***** DATASET *****

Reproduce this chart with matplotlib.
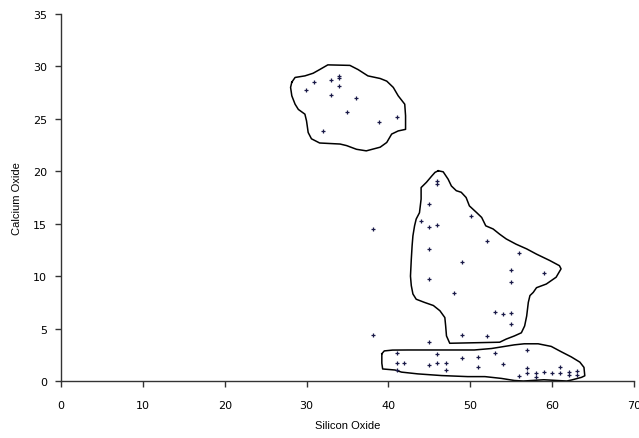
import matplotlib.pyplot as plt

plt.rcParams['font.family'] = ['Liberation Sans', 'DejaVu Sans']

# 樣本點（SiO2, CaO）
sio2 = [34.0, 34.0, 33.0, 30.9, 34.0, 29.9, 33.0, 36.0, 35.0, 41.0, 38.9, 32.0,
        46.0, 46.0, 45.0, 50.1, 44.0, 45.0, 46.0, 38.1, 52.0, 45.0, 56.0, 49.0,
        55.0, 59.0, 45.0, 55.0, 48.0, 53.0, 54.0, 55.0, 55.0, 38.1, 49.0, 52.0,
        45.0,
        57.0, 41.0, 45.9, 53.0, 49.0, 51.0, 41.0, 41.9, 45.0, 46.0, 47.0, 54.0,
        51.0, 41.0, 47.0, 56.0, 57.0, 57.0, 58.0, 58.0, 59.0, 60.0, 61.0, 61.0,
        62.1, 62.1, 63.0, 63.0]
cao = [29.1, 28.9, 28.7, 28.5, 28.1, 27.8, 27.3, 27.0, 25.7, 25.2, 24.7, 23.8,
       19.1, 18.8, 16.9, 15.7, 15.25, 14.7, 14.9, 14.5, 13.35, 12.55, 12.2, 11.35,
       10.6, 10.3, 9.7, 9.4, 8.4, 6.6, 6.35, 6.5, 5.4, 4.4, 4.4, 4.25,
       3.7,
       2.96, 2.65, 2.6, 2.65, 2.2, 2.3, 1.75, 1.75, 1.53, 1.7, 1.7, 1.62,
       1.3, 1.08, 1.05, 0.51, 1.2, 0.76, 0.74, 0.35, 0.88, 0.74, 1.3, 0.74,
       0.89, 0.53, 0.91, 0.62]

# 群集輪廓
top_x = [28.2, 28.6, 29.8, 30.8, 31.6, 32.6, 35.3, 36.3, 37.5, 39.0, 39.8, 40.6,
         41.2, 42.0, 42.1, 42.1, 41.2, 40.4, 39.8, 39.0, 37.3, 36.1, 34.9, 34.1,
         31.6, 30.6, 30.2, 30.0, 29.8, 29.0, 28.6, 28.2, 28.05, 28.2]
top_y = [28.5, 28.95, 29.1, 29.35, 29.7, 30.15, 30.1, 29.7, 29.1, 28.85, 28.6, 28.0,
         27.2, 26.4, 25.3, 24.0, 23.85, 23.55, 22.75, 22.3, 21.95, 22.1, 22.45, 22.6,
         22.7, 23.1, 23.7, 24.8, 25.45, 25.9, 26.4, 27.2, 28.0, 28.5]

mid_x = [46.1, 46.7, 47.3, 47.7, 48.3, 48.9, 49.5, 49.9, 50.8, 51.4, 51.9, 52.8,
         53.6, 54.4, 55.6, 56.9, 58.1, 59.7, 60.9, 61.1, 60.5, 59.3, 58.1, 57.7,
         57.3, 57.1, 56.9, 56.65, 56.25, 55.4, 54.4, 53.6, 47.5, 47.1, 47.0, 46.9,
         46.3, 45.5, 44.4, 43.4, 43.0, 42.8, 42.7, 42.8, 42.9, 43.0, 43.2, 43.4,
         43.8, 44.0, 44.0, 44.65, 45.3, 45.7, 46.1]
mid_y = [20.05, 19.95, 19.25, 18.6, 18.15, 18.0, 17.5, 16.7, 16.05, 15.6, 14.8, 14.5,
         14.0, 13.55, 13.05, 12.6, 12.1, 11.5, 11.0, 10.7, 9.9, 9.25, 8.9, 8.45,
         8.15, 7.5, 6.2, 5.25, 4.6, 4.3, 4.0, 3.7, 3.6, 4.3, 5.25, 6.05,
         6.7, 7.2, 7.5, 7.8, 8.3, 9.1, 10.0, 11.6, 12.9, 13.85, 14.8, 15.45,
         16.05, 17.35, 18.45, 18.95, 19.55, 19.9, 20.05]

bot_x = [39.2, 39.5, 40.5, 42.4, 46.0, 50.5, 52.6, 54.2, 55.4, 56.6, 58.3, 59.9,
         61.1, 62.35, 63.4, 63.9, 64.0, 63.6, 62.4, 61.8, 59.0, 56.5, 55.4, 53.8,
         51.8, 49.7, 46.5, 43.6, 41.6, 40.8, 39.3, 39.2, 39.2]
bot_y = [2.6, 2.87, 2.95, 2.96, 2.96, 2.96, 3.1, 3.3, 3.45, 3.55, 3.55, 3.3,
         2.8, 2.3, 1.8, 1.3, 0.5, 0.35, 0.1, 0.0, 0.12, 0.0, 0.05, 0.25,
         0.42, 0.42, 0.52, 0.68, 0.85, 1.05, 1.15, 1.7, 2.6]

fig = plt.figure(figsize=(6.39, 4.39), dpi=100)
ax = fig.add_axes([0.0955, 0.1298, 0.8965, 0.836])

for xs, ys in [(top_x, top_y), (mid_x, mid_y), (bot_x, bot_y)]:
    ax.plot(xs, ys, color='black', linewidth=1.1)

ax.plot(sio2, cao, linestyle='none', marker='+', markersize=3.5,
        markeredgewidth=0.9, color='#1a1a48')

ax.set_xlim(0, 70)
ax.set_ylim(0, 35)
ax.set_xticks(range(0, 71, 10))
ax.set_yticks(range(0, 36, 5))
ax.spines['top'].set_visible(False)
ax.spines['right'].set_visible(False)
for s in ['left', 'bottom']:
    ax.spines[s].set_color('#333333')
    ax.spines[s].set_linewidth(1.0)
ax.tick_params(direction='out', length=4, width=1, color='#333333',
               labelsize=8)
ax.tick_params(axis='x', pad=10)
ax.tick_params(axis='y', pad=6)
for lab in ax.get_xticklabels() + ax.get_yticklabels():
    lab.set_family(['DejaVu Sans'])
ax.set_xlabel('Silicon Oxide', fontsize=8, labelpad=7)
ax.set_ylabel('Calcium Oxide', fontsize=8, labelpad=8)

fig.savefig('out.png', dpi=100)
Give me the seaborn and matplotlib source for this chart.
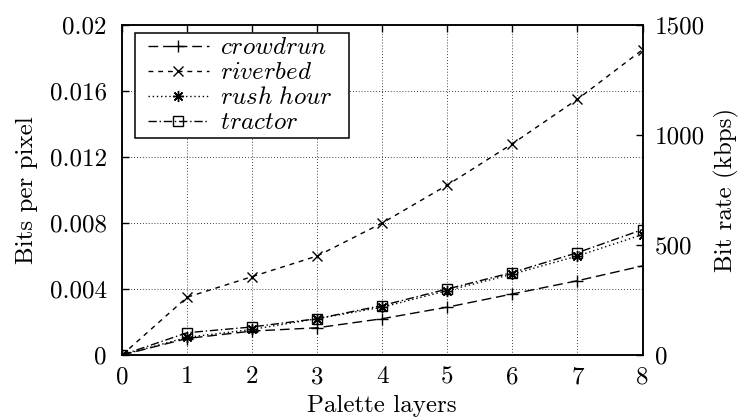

*****

- [PROBLEM DESCRIPTION] Leave the pictures out and please restate exactly the lines running from the start of the material through the one with "plt.rcParams['font.family'] = ['Liberation".

- [EXPECTED OUTPUT]
Reproduce this chart with matplotlib.
import matplotlib.pyplot as plt

plt.rcParams['font.family'] = ['Liberation Sans', 'DejaVu Sans']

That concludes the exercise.